On a recent trip to South East Asia, I was quite taken by the heartiness of the lotus flower. I wondered how these beautiful pink and white flowers could grow in an environment of muddy waters. I have come to learn that Buddhists see the lotus flower as a symbol of strength amongst adversity.
Like the lotus flower, HSP’s can find strength within their trait and thrive.
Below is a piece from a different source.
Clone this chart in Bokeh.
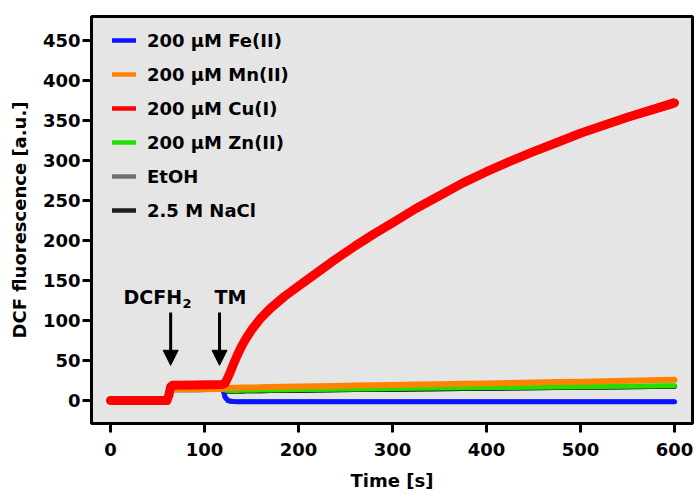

Environments are an important element to consider in therapy. When working with a highly sensitive person environments take on a distinct role in their well being. HSP’s have nervous systems that process stimuli intensely making some environments feel like turbulent “muddy waters”. The effect of certain environments on the temperament trait of high sensitivity is at the core of Dr. Elaine Aron’s book: The Highly Sensitive Person: How to Thrive When the World Overwhelms You. According to her research, this innate trait is found in approximately 20% of the population. HSP’s are simply more emotionally responsive to both negative and positive environments. Western cultures often perceive sensitivity as a weak trait with less resiliency. Living in a “just do it” world goes against the wiring of a deep processor who is observant before acting. Having a nervous system that can process more stimuli can create an overload or overwhelmed state of being, especially living in this Age of Information.
True Empaths. Intuitive. Talented.
Yes, certain environments are more challenging for the highly sensitive person, however, there is strength in being finely tuned in on a deeper level. HSP’s noted sixth sense equips them to respond to subtitles, moods and even danger. This extra awareness enables the highly sensitive person to utilize their intuition when making decisions. An asset in this ever-changing world.